Recente levantamento da Organização para a Cooperação e Desenvolvimento Econômico (OCDE) observou que o Brasil tem a quarta maior inflação entre as 20 maiores economias do mundo. No período de maio de 2021 a maio de 2022, a média da inflação dos países mais ricos foi de 8,8% em maio. No Brasil, o índice está acima de 10% desde setembro de 2021.
Agro é fome
Para Mayer, é necessário olharmos para o agronegócio não apenas como um setor que movimenta grandes quantias, mas devemos ver nele uma “força política”. Não à toa, a Frente Parlamentar Agropecuária (FPA), mais conhecida como “Bancada Ruralista” – responsável por defender os interesses de grandes latifundiários e proprietários de terras – conta com mais de 200 deputados federais (do total de 513), representando um dos mais atuantes grupos no Poder Legislativo.

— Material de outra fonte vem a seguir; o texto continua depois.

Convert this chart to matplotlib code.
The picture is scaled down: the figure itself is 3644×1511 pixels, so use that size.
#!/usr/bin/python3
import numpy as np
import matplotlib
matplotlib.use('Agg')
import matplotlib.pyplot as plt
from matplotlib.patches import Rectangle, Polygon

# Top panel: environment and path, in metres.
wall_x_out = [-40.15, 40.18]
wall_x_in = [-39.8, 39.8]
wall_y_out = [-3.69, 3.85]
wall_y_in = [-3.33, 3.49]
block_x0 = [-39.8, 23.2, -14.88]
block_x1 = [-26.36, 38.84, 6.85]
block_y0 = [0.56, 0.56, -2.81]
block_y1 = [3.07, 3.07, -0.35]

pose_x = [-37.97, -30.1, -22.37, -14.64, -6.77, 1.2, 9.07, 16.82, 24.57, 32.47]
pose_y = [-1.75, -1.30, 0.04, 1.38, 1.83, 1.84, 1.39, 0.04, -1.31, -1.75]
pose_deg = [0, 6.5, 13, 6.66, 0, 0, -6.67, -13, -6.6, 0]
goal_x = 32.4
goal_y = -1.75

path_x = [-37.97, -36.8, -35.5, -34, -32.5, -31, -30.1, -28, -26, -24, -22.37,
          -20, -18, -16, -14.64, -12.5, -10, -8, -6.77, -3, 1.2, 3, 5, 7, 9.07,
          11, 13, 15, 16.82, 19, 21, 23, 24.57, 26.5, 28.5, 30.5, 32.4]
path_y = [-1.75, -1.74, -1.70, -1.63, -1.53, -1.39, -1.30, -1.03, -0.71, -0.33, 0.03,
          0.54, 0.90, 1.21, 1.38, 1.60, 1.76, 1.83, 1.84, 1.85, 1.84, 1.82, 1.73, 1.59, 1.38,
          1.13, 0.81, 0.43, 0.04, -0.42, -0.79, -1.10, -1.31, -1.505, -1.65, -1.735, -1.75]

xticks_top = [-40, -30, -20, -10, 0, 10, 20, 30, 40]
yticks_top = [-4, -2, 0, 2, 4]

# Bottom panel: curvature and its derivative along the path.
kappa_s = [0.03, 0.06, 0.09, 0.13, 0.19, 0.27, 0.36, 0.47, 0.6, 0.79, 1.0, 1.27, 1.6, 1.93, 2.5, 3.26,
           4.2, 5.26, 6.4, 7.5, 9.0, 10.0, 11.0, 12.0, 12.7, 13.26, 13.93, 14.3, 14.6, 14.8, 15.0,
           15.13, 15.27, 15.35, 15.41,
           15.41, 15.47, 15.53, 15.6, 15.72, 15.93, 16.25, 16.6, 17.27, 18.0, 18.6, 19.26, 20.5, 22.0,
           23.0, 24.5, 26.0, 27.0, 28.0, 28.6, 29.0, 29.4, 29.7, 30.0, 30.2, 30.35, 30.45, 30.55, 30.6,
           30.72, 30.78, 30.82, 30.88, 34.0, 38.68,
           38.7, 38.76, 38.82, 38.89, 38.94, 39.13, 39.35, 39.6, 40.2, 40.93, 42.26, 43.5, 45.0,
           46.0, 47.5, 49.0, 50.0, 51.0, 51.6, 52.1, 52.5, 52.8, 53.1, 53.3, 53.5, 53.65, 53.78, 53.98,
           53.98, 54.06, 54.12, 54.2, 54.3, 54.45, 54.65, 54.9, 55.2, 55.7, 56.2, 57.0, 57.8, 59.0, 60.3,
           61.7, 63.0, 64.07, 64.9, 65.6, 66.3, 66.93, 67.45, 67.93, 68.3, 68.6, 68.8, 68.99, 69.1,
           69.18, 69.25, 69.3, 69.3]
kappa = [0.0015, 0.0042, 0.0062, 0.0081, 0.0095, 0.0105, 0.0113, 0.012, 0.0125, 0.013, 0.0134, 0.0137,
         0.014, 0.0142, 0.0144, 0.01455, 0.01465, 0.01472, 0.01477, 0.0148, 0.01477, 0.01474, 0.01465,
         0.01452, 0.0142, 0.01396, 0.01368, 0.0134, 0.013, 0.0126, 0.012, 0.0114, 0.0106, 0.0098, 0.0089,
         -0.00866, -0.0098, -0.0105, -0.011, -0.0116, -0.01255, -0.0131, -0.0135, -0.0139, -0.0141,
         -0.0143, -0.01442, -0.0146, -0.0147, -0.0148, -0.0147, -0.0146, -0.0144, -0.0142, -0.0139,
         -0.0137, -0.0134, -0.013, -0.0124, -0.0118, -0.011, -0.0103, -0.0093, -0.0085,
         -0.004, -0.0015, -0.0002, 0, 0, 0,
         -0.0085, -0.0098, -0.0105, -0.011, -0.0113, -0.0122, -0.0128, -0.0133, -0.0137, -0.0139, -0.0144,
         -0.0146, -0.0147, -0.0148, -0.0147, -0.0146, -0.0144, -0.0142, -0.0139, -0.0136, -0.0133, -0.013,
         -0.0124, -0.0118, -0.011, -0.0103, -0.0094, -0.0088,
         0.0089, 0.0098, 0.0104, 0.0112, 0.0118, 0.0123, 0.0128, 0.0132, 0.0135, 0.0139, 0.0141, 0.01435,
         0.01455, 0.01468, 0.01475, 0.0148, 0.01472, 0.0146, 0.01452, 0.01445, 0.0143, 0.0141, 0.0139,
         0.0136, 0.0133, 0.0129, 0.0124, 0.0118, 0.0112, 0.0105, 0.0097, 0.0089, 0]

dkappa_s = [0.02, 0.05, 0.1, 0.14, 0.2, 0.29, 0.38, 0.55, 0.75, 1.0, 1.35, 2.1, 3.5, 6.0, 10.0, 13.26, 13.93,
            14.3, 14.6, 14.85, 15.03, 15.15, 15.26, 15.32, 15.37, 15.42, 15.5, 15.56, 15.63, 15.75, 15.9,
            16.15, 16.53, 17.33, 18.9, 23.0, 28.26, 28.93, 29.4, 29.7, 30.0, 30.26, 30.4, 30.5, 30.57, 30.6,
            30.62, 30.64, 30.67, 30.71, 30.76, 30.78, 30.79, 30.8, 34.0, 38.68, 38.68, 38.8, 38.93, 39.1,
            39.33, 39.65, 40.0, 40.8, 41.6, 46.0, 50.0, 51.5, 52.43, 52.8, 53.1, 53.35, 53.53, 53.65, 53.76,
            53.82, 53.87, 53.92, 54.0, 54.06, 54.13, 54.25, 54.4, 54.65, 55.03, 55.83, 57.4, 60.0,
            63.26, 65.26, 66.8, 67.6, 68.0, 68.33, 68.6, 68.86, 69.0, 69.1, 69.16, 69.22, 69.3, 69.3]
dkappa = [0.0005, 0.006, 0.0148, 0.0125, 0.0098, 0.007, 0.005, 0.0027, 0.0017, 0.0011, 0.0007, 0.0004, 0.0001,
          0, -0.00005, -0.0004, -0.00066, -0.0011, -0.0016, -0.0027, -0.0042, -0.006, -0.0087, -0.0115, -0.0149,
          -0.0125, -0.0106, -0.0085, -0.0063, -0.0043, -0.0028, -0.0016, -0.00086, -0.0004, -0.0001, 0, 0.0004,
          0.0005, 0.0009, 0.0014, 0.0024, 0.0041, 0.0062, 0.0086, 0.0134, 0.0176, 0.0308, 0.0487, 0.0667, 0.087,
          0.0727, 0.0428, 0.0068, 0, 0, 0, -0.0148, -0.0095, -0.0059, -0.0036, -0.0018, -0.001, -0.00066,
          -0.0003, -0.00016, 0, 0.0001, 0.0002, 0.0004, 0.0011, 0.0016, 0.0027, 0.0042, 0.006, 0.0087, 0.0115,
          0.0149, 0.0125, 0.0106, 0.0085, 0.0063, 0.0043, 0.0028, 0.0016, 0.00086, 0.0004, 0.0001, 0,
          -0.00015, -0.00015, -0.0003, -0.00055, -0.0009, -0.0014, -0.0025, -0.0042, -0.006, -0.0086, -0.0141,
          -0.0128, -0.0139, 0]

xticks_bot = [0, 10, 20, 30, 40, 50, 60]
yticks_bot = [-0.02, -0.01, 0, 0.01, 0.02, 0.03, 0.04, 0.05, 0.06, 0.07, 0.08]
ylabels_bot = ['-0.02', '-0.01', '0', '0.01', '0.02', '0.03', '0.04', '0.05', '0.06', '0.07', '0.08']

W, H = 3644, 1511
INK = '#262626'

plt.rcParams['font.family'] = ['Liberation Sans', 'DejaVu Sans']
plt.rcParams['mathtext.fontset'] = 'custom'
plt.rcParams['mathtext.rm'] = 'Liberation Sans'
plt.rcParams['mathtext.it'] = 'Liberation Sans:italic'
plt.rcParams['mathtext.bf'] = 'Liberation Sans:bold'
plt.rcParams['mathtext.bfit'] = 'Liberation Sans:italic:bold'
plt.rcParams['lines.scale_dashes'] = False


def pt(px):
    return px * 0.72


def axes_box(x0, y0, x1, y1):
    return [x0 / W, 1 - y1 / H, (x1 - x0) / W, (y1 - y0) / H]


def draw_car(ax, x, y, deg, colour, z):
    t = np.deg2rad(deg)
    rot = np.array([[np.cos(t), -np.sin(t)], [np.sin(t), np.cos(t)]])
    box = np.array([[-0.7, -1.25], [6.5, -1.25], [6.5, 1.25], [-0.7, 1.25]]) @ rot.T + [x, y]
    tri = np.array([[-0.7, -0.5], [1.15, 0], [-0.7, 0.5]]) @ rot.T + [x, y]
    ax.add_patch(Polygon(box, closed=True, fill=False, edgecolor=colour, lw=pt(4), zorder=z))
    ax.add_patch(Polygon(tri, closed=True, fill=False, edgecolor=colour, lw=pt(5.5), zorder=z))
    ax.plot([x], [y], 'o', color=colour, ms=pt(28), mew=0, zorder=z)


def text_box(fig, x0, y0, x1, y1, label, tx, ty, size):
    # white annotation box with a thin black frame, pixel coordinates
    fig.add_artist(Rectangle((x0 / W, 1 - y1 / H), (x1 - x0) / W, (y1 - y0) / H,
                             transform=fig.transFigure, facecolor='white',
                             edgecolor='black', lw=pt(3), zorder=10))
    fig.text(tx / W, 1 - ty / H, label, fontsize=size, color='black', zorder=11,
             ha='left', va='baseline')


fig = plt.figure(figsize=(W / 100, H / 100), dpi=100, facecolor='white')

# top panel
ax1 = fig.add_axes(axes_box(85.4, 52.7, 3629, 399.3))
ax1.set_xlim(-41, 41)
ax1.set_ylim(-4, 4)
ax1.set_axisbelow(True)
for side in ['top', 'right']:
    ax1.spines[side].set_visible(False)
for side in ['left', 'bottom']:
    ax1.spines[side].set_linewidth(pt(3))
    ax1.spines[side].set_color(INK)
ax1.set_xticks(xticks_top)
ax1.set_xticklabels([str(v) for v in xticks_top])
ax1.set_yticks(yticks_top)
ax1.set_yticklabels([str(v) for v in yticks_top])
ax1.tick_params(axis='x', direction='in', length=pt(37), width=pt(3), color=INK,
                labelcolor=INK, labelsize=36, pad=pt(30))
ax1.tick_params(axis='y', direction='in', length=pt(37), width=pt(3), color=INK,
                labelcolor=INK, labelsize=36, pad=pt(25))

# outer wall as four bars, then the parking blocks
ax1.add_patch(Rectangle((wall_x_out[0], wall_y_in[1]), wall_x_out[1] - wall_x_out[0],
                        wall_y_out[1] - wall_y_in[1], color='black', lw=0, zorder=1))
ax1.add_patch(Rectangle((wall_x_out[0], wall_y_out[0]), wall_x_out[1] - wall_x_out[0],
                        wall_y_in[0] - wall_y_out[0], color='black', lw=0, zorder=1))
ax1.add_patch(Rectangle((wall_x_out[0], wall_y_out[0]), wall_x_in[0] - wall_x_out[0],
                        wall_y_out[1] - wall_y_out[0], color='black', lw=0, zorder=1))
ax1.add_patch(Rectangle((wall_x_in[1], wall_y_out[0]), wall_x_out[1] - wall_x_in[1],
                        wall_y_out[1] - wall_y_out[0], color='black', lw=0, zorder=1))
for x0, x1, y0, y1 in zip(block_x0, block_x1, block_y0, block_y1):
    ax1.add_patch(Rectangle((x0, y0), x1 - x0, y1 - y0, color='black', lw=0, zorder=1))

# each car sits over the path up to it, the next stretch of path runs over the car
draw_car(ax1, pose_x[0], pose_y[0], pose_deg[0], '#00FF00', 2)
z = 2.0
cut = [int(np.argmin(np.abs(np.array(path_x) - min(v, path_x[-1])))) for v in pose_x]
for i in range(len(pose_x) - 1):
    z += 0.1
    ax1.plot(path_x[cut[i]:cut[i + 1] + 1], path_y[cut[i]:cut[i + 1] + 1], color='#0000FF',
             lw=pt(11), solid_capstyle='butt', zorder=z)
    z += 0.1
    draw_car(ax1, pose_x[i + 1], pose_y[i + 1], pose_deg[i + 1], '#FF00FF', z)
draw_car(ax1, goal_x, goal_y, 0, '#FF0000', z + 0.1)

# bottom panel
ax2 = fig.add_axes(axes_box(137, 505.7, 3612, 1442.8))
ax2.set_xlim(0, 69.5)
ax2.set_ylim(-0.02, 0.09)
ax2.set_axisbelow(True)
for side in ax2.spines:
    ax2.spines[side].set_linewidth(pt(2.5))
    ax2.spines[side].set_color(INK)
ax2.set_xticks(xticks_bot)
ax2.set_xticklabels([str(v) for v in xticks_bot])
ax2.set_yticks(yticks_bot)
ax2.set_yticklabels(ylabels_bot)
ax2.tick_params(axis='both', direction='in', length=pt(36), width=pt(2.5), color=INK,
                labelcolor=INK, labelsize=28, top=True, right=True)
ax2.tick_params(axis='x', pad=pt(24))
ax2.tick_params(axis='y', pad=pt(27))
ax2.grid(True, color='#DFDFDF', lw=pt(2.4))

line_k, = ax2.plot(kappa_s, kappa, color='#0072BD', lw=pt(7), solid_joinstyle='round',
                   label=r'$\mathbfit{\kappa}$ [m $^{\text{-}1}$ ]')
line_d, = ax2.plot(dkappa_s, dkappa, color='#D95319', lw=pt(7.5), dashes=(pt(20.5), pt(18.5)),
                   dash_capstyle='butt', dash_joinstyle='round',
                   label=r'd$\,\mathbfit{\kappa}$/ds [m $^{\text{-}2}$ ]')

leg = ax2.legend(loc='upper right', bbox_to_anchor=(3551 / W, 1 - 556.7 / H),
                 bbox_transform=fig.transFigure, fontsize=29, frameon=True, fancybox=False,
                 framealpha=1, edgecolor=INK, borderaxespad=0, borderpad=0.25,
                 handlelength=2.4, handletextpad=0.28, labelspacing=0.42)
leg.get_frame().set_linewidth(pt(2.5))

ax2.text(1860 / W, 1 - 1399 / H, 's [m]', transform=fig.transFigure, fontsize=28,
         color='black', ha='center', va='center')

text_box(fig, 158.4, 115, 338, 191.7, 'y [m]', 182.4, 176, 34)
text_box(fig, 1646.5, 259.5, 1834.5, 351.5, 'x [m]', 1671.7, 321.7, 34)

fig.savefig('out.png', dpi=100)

Com isso, segundo a pesquisadora, um dos campos de inserção do agronegócio é a mídia, o que dificulta o compartilhamento de reportagens que denunciem os problemas econômicos e ambientais advindos com o setor.
A principal ideia é a de que o agronegócio significa progresso, modernidade, desenvolvimento econômico e sucesso. Uma das propagandas mais reconhecidas nesta área foi veiculada em 2017 pela Rede Globo, intitulada “Agro: a Indústria/Riqueza do Brasil”, a campanha afirmava: “Agro é pop, Agro é Tech, Agro é tudo”. Mas Mayer sugere um slogan substituto: “Agro é fome, agro é política, agro é destruição”.
Ela cita outros exemplos: invisibilidade das lutas indígenas, criminalização dos movimentos sociais que reivindicam distribuição mais igualitária de terras, falta de discussões sobre a flexibilização do uso de agrotóxicos. “São substâncias cancerígenas, fazem mal para a vida humana e não humana, embora a gente só se preocupe com a nossa, afeta todo o planeta”. Ainda, compreende que os agrotóxicos estão relacionados a um modelo hegemônico de agricultura, impulsionado pelo emprego de sementes transgênicas e responsável por disseminar o entendimento de que apenas deste modo é possível produzir comida.
A estudiosa ressalta que a trajetória do agronegócio no Brasil é marcada pelo uso extensivo de agrotóxicos, porém, sob o governo de Jair Bolsonaro (PL), o número de novas substâncias liberadas tem aumentado significativamente. Levantamento realizado pelo Repórter Brasil identificou que 2020 foi o ano com o maior número de produtos aprovados na história. Até aquele momento, 493 novos pesticidas foram autorizados: em média, dez por semana. Com a chegada de Tereza Cristina, ex-líder da “Bancada Ruralista”, ao Ministério da Agricultura, mais de 967 agrotóxicos ganharam passe livre.
Para ela, é preciso que as pessoas conheçam mais sobre formas alternativas de produção como as desenvolvidas por povos indígenas, quilombolas, campesinos: “é possível produzir comida de verdade, sem agrotóxico. Mas a agricultura familiar que não usa agrotóxico é subjugada. O governo dá muito mais subsídio para a grande agricultura, para quem usa agrotóxico e fica muito difícil para o pequeno produtor e para convencer as pessoas de que é possível produzir comida sem veneno, mas é”, analisa.
Avançamos um pouco desde 1946, quando Josué de Castro argumentou que a fome era um tema “delicado” e que recebia pouca atenção, porém a negligência notada pela falta de políticas públicas, sobretudo, em períodos de crise sanitária como o que atravessamos, ainda persiste.
Outro sociólogo fundamental para a compreensão da fome no Brasil foi Betinho, que alertou que “quem tem fome tem pressa”. E, se há pessoas passando fome, o cenário ultrapassa razões naturais, mas permeia a extrema desigualdade social que impede acessos múltiplos: do pão aos sonhos.